フジテレビのニュースメディア「ホウドウキョク」とは?
編集部
メディアにあふれるニュースの中でも異彩を放つフジテレビのニュースメディア「ホウドウキョク」。どういう人が立ち上げに携わったのか? 24時間ニュース専門スタジオを作った理由は? マネタイズはどう進める? 運営責任者にさまざまな質問を投げかけた。
■伝えきれていなかった情報を、ひとりでも多くの人に届けるため
フジテレビの「ホウドウキョク」は、ニュースをテキスト記事、ライブ配信、動画、VRなどの多様な手法で、ウェブ、オンデマンド、SNSといった媒体にこだわらず情報を提供している、注目の分散化メディア。
運営責任者は同社コンテンツ事業局のニュースコンテンツプロジェクトリーダー、清水俊宏氏。2002年の入社以来、一貫して報道畑で政治部を中心に経験を積んできた方だ。
当時の小泉純一郎総理番、谷垣禎一財務大臣番、また自民党、民主党、公明党と与野党問わず取材を続けてきた実績を持ち、本社復帰後は『新報道2001』のディレクター、『スーパーニュース』のプログラムディレクター、『ニュースJAPAN』のプロデューサーと、地上波の番組制作に関わっていた。
その清水氏に「ホウドウキョク」の立ち上げを担当して欲しいと話が来たのは、2014年の年末。それから数か月後の2015年4月に、チーフプロデューサーとして24時間のストリーミングがベースのニュースチャンネルを立ち上げることになる。
「まだAbemaTVもできる前で、ネットでのライブ配信はまだブルーオーシャンの時代。動画配信が盛況なのに、そこにきちんとした動画ニュースのサイトはありませんでした。報道として乗り出して行けば、面白い世界が確かにある! と直感しました」
清水氏は「今まで伝えたいものが伝えきれていなかった」という想いも強く、地上波の枠組みではできなかったニュース情報の発信に乗り出す。
■24時間使えるスタジオで、バラエティに富んだコンテンツを多様な切り口で
「ホウドウキョク」の特徴として、24時間使える専用のスタジオがあるということが挙げられる。
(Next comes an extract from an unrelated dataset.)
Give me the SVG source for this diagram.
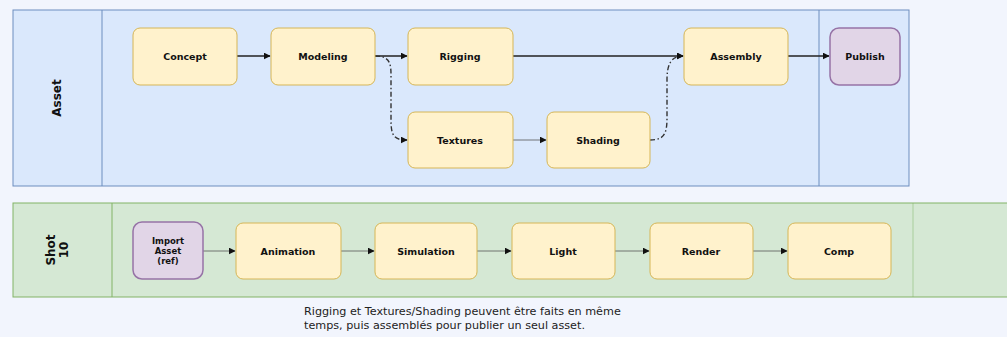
<svg xmlns="http://www.w3.org/2000/svg" width="1007" height="337" viewBox="0 0 1007 337">
<style>
.bg{fill:#f2f5fd}
.laneA{fill:#dae8fc;stroke:#6c8ebf;stroke-width:1}
.laneS{fill:#d5e8d4;stroke:#82b366;stroke-width:1}
.node{fill:#fff2cc;stroke:#d6b656;stroke-width:1}
.pnode{fill:#e1d5e7;stroke:#9673a6;stroke-width:1.5}
.lbl{font-family:"DejaVu Sans",Verdana,sans-serif;font-weight:bold;font-size:9.5px;fill:#111;text-anchor:middle;dominant-baseline:central}
.lane-lbl{font-family:"DejaVu Sans",Verdana,sans-serif;font-weight:bold;font-size:12px;fill:#111;text-anchor:middle}
.cap{font-family:"DejaVu Sans",Verdana,sans-serif;font-size:11.2px;fill:#222}
.c{fill:none;stroke:#222;stroke-width:1.5}
.cd{fill:none;stroke:#333;stroke-width:1.4;stroke-dasharray:5 2.5 1.5 2.5}
.ct{fill:none;stroke:#555;stroke-width:0.8}
</style>
<defs>
<marker id="ah" viewBox="0 0 10 10" refX="9" refY="5" markerWidth="7" markerHeight="7" orient="auto" markerUnits="userSpaceOnUse"><path d="M0,0 L10,5 L0,10 z" fill="#111"/></marker>
</defs>
<rect class="bg" x="0" y="0" width="1007" height="337"/>
<g id="lane-asset">
<rect class="laneA" x="13" y="10" width="896" height="176"/>
<line x1="102" y1="10" x2="102" y2="186" stroke="#6c8ebf"/>
<line x1="819" y1="10" x2="819" y2="186" stroke="#6c8ebf"/>
<text class="lane-lbl" transform="translate(61,98) rotate(-90)">Asset</text>
</g>
<g id="lane-shot">
<rect class="laneS" x="13" y="203" width="1000" height="94"/>
<line x1="112" y1="203" x2="112" y2="297" stroke="#82b366"/>
<line x1="913" y1="203" x2="913" y2="297" stroke="#82b366" stroke-opacity="0.5"/>
<text class="lane-lbl" transform="translate(55,250) rotate(-90)"><tspan x="0" dy="0">Shot</tspan><tspan x="0" dy="13">10</tspan></text>
</g>
<g id="connectors">
<line class="c" x1="237" y1="56" x2="270" y2="56" marker-end="url(#ah)"/>
<line class="c" x1="375" y1="56" x2="407" y2="56" marker-end="url(#ah)"/>
<line class="c" x1="513" y1="56" x2="683" y2="56" marker-end="url(#ah)"/>
<line class="c" x1="788" y1="56" x2="829" y2="56" marker-end="url(#ah)"/>
<path class="cd" d="M375,56 C392,56 391,66 391,80 L391,120 C391,136 394,140 407,140" marker-end="url(#ah)"/>
<path class="cd" d="M650,140 C664,140 667,134 667,118 L667,80 C667,66 670,56 683,56" marker-end="url(#ah)"/>
<line class="ct" x1="513" y1="140" x2="546" y2="140" marker-end="url(#ah)"/>
<line class="ct" x1="203" y1="251" x2="235" y2="251" marker-end="url(#ah)"/>
<line class="ct" x1="341" y1="251" x2="374" y2="251" marker-end="url(#ah)"/>
<line class="ct" x1="477" y1="251" x2="511" y2="251" marker-end="url(#ah)"/>
<line class="ct" x1="615" y1="251" x2="649" y2="251" marker-end="url(#ah)"/>
<line class="ct" x1="753" y1="251" x2="787" y2="251" marker-end="url(#ah)"/>
</g>
<g id="concept"><rect class="node" x="133" y="28" width="104" height="57" rx="7"/><text class="lbl" x="185" y="56">Concept</text></g>
<g id="modeling"><rect class="node" x="271" y="28" width="104" height="57" rx="7"/><text class="lbl" x="323" y="56">Modeling</text></g>
<g id="rigging"><rect class="node" x="408" y="28" width="105" height="57" rx="7"/><text class="lbl" x="460" y="56">Rigging</text></g>
<g id="assembly"><rect class="node" x="684" y="28" width="104" height="57" rx="7"/><text class="lbl" x="736" y="56">Assembly</text></g>
<g id="publish"><rect class="pnode" x="830" y="28" width="70" height="57" rx="9"/><text class="lbl" x="865" y="56">Publish</text></g>
<g id="textures"><rect class="node" x="408" y="112" width="105" height="56" rx="7"/><text class="lbl" x="460" y="140">Textures</text></g>
<g id="shading"><rect class="node" x="547" y="112" width="103" height="56" rx="7"/><text class="lbl" x="598" y="140">Shading</text></g>
<g id="import-asset"><rect class="pnode" x="133" y="222" width="70" height="57" rx="9"/><text class="lbl" x="168" y="251" style="font-size:8.5px"><tspan x="168" dy="-10">Import</tspan><tspan x="168" dy="10">Asset</tspan><tspan x="168" dy="10">(ref)</tspan></text></g>
<g id="animation"><rect class="node" x="236" y="223" width="105" height="56" rx="7"/><text class="lbl" x="288" y="251">Animation</text></g>
<g id="simulation"><rect class="node" x="375" y="223" width="102" height="56" rx="7"/><text class="lbl" x="426" y="251">Simulation</text></g>
<g id="light"><rect class="node" x="512" y="223" width="103" height="56" rx="7"/><text class="lbl" x="563" y="251">Light</text></g>
<g id="render"><rect class="node" x="650" y="223" width="103" height="56" rx="7"/><text class="lbl" x="701" y="251">Render</text></g>
<g id="comp"><rect class="node" x="788" y="223" width="103" height="56" rx="7"/><text class="lbl" x="839" y="251">Comp</text></g>
<g id="caption">
<text class="cap" x="304" y="315">Rigging et Textures/Shading peuvent être faits en même</text>
<text class="cap" x="304" y="329">temps, puis assemblés pour publier un seul asset.</text>
</g>
</svg>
「テレビ局が作るサービスなので、ここにスタジオがあるというのは一種のステイタスになります。話を伺いたい要人に来ていただいてインタビューも行いやすいですし、スタジオの横にあるサブでは報道の素材が全部一覧で確認することも可能です。常総市の鬼怒川水害があった時も、ものすごい状況になっていることにサブで気付いて、すぐに“これやろう!” と動けたのです」
まだ地上波のどこも報道していなかった時間に、「ホウドウキョク」で生中継されたスクープ映像は新聞協会賞を受賞した。
もともとフジテレビの記者は、多くの情報や映像を持っているが、地上波ニュース番組の枠ではどうしても伝えられないものがあった。
「僕も郵政民営化の取材を続けていて、“郵政民営化って成立するとどうなるの?”という疑問をよく視聴者にぶつけられました。もちろん情報はあって原稿を書こうと思えば書けるのですが、このような情報は毎日変わるわけではなく、毎日のニュースでは伝えられないのです」
24時間のニュースメディア「ホウドウキョク」は、この伝えられない部分を、自らがプラットフォームとなり、記者が伝えたいことを存分に伝えられる、ユーザーは知りたい情報をすぐに得ることができる、出し手と受け手の双方にとって価値のあるメディアとなっている。
■マネタイズを意識はするが、フジテレビ全社的な強みを活かす
24時間の情報発信となると、当然手間やコストのことが気になるところ。マネタイズも必要になると考えられるが、この点を「ホウドウキョク」はどう捉えているのか?
「広告収入を基本として、2017年からマネタイズを本格的に始めようと考えています。一方で、『ホウドウキョク』のコンテンツは、もともと地上波向けに取材した内容がベースになっているので、フジテレビ全体で価値が高まればいいと思っています。もちろん『ホウドウキョク』単体の黒字は目指しますが」
「ホウドウキョク」がメディアの価値を上げ、一人でも多くの人に必要な情報が届けられる存在であれば、この恵まれた環境を利用して、より良いコンテンツを発信し続けることで “フジテレビのニュース”の価値が上がる。
ウェブやSNSでのニュース配信によって、地上波テレビの価値がさらに上がっていく。「ホウドウキョク」の取り組みに今後も注目だ。
――プロフィール
ホウドウキョク運営責任者 清水俊宏さん
コンテンツ事業局 ニュースコンテンツプロジェクトリーダー。2002年の入社以来、政治部などで活躍。自民党、民主党、公明党と与野党問わず取材を続けてきた実績を持つほか、『新報道2001』のディレクター、『スーパーニュース』のプログラムディレクター、『ニュースJAPAN』のプロデューサーなどに関わる。